Monday, September 03, 2007

viff07: in memory of myself

In Memory of Myself
Italy, 118m

Friday, Sep 28th 3:00pm
Empire Granville 7 Theatre 1

Saturday, Sep 29th 7:00pm
Empire Granville 7 Theatre 1

Italian director Saverio Costanzo's sophomore feature is a world away from the domestic interior of the Palestinian household of his award-winning film Private. The title refers to the erasure of self that occurs when you surrender your individual identity to the greater reality of God. This is the act contemplated by a young man named Andrea, who gives up a life of privilege and choice to enter the carefully prescribed world of a Jesuit noviate. At first glance, Andrea doesn't look like someone who would devote his life to spiritual pursuits, he's young, good-looking and in the midst of a profound crisis of faith, not with God, but with the rest of the world. In the cloistered quiet of the religious order, overseen by the rather severe Father Superior (André Hennicke), the process of becoming a man of God is undertaken one step at a time. It is not an easy journey. Like Andrea, the other novitiates are actively searching for communion and a sense of belonging in an increasingly fragmented and confusing world.

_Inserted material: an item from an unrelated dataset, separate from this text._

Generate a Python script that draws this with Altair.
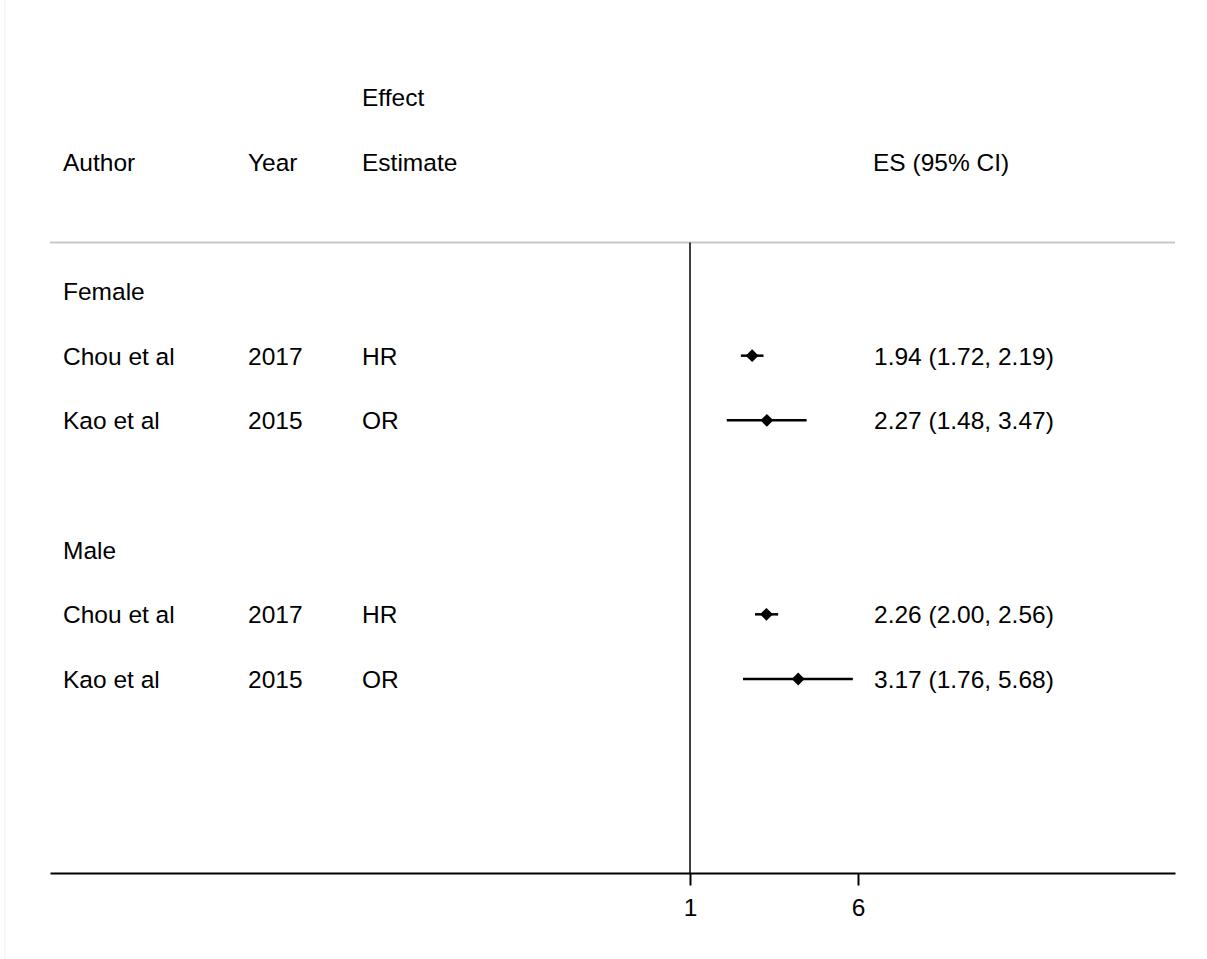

Costanzo is filmmaker unafraid of tackling larger issues, and here he gives the great philosophical questions time and space to resonate. This gravity of purpose is helped along by truly beautiful cinematography. Filmed entirely on the Island of San Giorgio Maggiore in Venice, the seminary with its vast arches and long hallways combines sound and image to stunning effect. "In Memory of Myself bursts with powerful originality and some very deep thinking on screen, along with a tense, involving atmosphere."--Variety

Indiewire: "The compositions have a frieze-like symmetry; the soundtrack is all hymnal swells and echoing footfalls. Evocative and mysterious, the film is also a triumph of functional design..."

Darren Hughes, who saw the film at TIFF, calls the film "one of the strangest films I've seen in quite some time. ... I've gotten in the habit of describing Saverio Costanzo's In Memory of Myself as a genre film, a suspense thriller in which the central, driving mystery is faith. It might be strangest film I've seen all week, with shades of Kubrick and Dreyer and a formal rigor I wasn't expecting and have yet to fully process. I honestly don't know if it's a good film but I enjoyed every minute of it. I'm reserving all judgment until after a second viewing, which I hope comes sooner rather than later."